Johannes Wankhammer focuses on critical and aesthetic theory, the cultural history of attention, and the environmental humanities. His research and teaching draw on the long eighteenth century as a laboratory of realized and unrealized modernities to explore origins of – and alternatives to – contemporary notions of critique, attention, and human relationships with the extra-human world.
His first book Creatures of Attention: Aesthetics and the Subject before Kant (Cornell University Press, 2024) offers a conceptual deep history of contemporary concerns with attention and self-control. The book traces the discovery of attention (Aufmerksamkeit) as a mental faculty in the German eighteenth century and argues that early aesthetics emerged in large part as a critical reflection on Enlightenment paradigms of attention.

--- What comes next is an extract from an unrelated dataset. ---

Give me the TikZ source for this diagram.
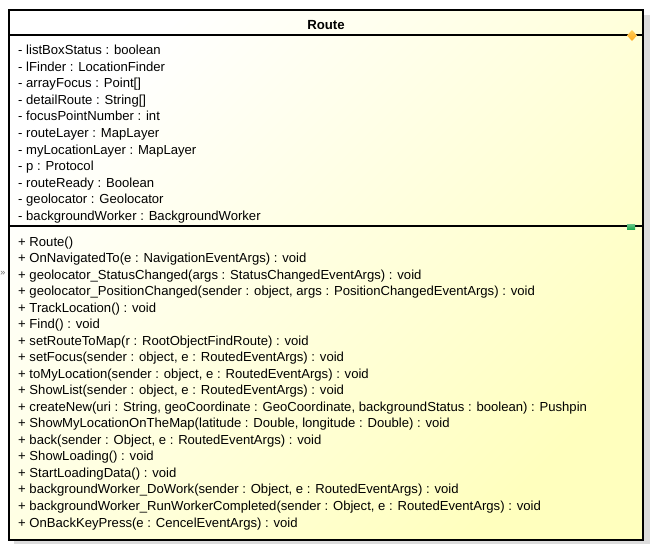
\documentclass[tikz,border=0pt]{standalone}
\usepackage{fontspec}
\setmainfont{Liberation Sans}
\definecolor{shadowgray}{RGB}{220,220,220}
\definecolor{boxyellow}{RGB}{255,255,190}
\definecolor{diamondorange}{RGB}{255,170,30}
\definecolor{diamondlight}{RGB}{255,205,90}
\definecolor{portgreen}{RGB}{30,170,80}
\begin{document}
\begin{tikzpicture}[x=1pt,y=-1pt,
  member/.style={anchor=base west,inner sep=0pt,font=\fontsize{13.1}{16}\selectfont},
  titletext/.style={anchor=base,inner sep=0pt,font=\fontsize{13.2}{16}\selectfont\bfseries},
  divider/.style={line width=1.5pt},
  frame/.style={line width=2.2pt}]
\useasboundingbox (0,0) rectangle (650,544);
% shadow
\fill[shadowgray] (14,15) rectangle (650,544);
% body gradient
\shade[top color=white,bottom color=boxyellow,shading angle=45] (9,10) rectangle (643,540);
\draw[frame] (9,10) rectangle (643,540);
\coordinate (dl1) at (9,35);
\coordinate (dr1) at (643,35);
\coordinate (dl2) at (9,226);
\coordinate (dr2) at (643,226);
\draw[divider] (dl1) -- (dr1);
\draw[divider] (dl2) -- (dr2);
% title
\node[titletext] (title) at (326,29) {Route};
% markers
\shade[top color=diamondlight,bottom color=diamondorange] (632,30) -- (637,35.5) -- (632,41) -- (627,35.5) -- cycle;
\shade[top color=portgreen!70!white,bottom color=portgreen] (627,224.5) rectangle (635,229);
\node[inner sep=0pt,text=gray!80!black,font=\fontsize{9}{9}\selectfont] (more) at (3,273) {»};
% attributes
\foreach \t [count=\i from 0] in {
  - listBoxStatus : boolean,
  - lFinder : LocationFinder,
  - arrayFocus : Point[],
  - detailRoute : String[],
  - focusPointNumber : int,
  - routeLayer : MapLayer,
  - myLocationLayer : MapLayer,
  - p : Protocol,
  - routeReady : Boolean,
  - geolocator : Geolocator,
  - backgroundWorker : BackgroundWorker}
  \node[member] (a\i) at (18,54.5+16.6*\i) {\t};
% methods
\foreach \t [count=\i from 0] in {
  + Route(),
  + OnNavigatedTo(e : NavigationEventArgs) : void,
  + geolocator\_StatusChanged(args : StatusChangedEventArgs) : void,
  {+ geolocator\_PositionChanged(sender : object, args : PositionChangedEventArgs) : void},
  + TrackLocation() : void,
  + Find() : void,
  + setRouteToMap(r : RootObjectFindRoute) : void,
  {+ setFocus(sender : object, e : RoutedEventArgs) : void},
  {+ toMyLocation(sender : object, e : RoutedEventArgs) : void},
  {+ ShowList(sender : object, e : RoutedEventArgs) : void},
  {+ createNew(uri : String, geoCoordinate : GeoCoordinate, backgroundStatus : boolean) : Pushpin},
  {+ ShowMyLocationOnTheMap(latitude : Double, longitude : Double) : void},
  {+ back(sender : Object, e : RoutedEventArgs) : void},
  + ShowLoading() : void,
  + StartLoadingData() : void,
  {+ backgroundWorker\_DoWork(sender : Object, e : RoutedEventArgs) : void},
  {+ backgroundWorker\_RunWorkerCompleted(sender : Object, e : RoutedEventArgs) : void},
  + OnBackKeyPress(e : CencelEventArgs) : void}
  \node[member] (m\i) at (18,246+16.53*\i) {\t};
\end{tikzpicture}
\end{document}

Before joining Princeton, Johannes taught at Reed College as Visiting Assistant Professor. He earned his PhD in German Studies from Cornell University and holds additional degrees in Comparative Literature and German Studies from Binghamton University and the University of Graz, Austria. His work on eighteenth-century poetics and aesthetics and on various topics in ecocriticism has appeared in journals such as The Germanic Review, Modern Language Notes, and literatur für leser:innen. In 2021, he co-edited a special issue of MLN on “Scenes of Writing.”